INSTRUCTIONS FOR THE TASK: Transcribe the records below from the first line to the line that includes "38.73, 39.8, 40.97]", inclusive, and omit the pictures.

MATERIAL FOR THE TASK:
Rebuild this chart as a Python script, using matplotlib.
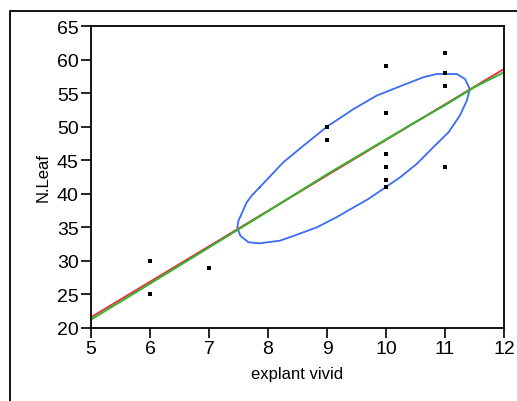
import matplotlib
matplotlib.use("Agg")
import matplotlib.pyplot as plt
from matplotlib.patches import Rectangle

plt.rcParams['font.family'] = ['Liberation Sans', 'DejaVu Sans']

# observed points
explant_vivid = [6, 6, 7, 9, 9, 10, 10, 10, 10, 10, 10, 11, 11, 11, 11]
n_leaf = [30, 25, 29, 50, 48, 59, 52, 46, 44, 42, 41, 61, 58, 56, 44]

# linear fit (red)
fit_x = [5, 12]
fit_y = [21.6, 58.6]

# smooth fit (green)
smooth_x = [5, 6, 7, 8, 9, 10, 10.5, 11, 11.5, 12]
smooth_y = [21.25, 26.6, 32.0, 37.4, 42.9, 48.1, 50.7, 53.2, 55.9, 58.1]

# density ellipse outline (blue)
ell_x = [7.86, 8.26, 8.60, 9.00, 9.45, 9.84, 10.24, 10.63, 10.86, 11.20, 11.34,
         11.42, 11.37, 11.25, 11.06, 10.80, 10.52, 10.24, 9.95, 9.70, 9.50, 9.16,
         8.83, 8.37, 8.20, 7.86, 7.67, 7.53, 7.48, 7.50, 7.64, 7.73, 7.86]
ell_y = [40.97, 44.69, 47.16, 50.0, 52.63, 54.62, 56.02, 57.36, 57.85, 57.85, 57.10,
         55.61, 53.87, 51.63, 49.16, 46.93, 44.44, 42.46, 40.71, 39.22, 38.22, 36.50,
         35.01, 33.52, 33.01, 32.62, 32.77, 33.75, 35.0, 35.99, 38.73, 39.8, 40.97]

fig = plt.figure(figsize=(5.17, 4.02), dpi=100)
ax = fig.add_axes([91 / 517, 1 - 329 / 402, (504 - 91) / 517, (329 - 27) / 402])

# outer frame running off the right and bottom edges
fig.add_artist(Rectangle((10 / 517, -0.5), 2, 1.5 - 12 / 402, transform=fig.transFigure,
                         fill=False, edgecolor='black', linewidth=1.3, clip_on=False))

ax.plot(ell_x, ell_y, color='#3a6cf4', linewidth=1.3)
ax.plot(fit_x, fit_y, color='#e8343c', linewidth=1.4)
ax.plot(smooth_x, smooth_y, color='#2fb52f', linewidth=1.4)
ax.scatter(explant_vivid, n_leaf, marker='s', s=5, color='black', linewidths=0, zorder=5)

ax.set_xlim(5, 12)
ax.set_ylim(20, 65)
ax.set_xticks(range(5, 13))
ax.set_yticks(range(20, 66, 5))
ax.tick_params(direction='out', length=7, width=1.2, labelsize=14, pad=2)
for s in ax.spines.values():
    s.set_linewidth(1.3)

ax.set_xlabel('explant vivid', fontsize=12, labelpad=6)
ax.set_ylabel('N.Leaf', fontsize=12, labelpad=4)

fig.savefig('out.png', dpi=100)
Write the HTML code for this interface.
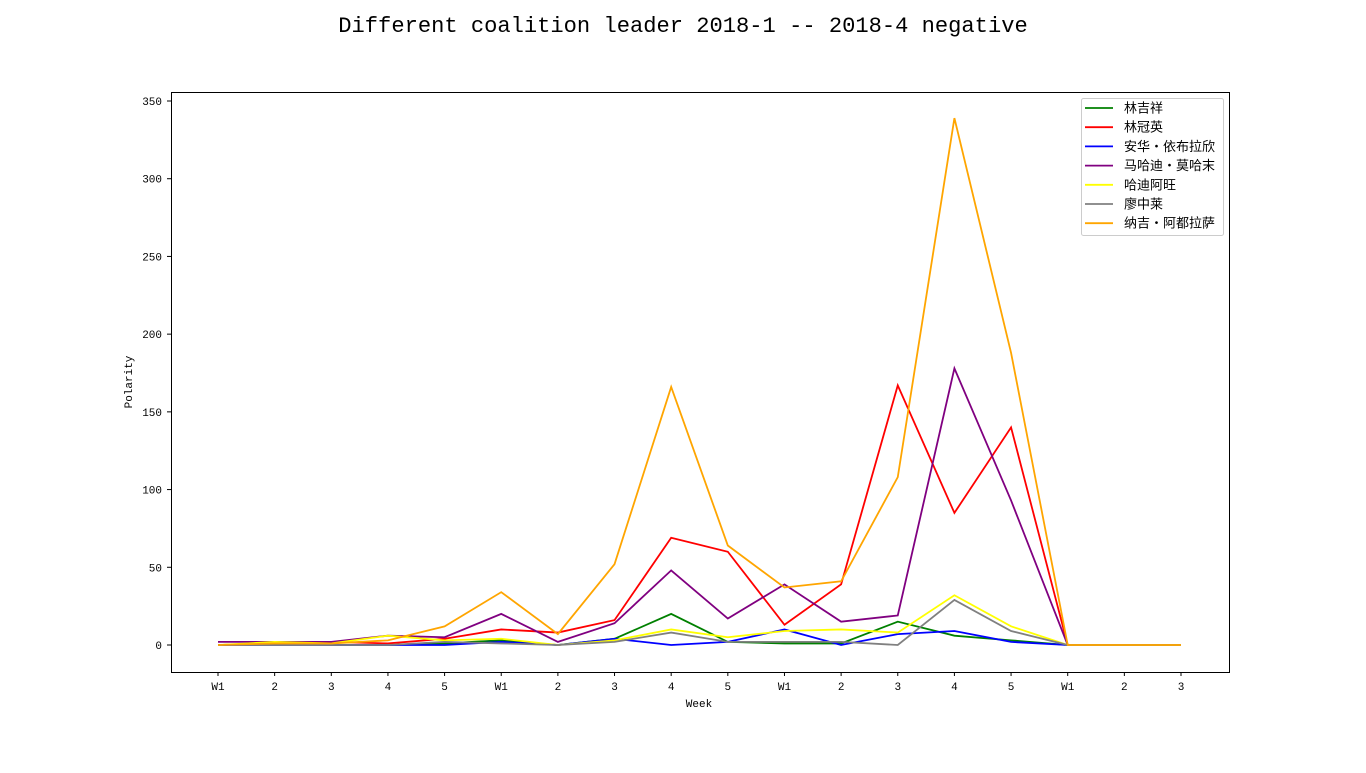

FULL SOLUTION:
Rebuild this chart as a Python script, using matplotlib.
import matplotlib
matplotlib.use("Agg")
import matplotlib.pyplot as plt
from matplotlib.patches import Rectangle

plt.rcParams['font.family'] = ['Liberation Sans', 'DejaVu Sans']

# observed points
explant_vivid = [6, 6, 7, 9, 9, 10, 10, 10, 10, 10, 10, 11, 11, 11, 11]
n_leaf = [30, 25, 29, 50, 48, 59, 52, 46, 44, 42, 41, 61, 58, 56, 44]

# linear fit (red)
fit_x = [5, 12]
fit_y = [21.6, 58.6]

# smooth fit (green)
smooth_x = [5, 6, 7, 8, 9, 10, 10.5, 11, 11.5, 12]
smooth_y = [21.25, 26.6, 32.0, 37.4, 42.9, 48.1, 50.7, 53.2, 55.9, 58.1]

# density ellipse outline (blue)
ell_x = [7.86, 8.26, 8.60, 9.00, 9.45, 9.84, 10.24, 10.63, 10.86, 11.20, 11.34,
         11.42, 11.37, 11.25, 11.06, 10.80, 10.52, 10.24, 9.95, 9.70, 9.50, 9.16,
         8.83, 8.37, 8.20, 7.86, 7.67, 7.53, 7.48, 7.50, 7.64, 7.73, 7.86]
ell_y = [40.97, 44.69, 47.16, 50.0, 52.63, 54.62, 56.02, 57.36, 57.85, 57.85, 57.10,
         55.61, 53.87, 51.63, 49.16, 46.93, 44.44, 42.46, 40.71, 39.22, 38.22, 36.50,
         35.01, 33.52, 33.01, 32.62, 32.77, 33.75, 35.0, 35.99, 38.73, 39.8, 40.97]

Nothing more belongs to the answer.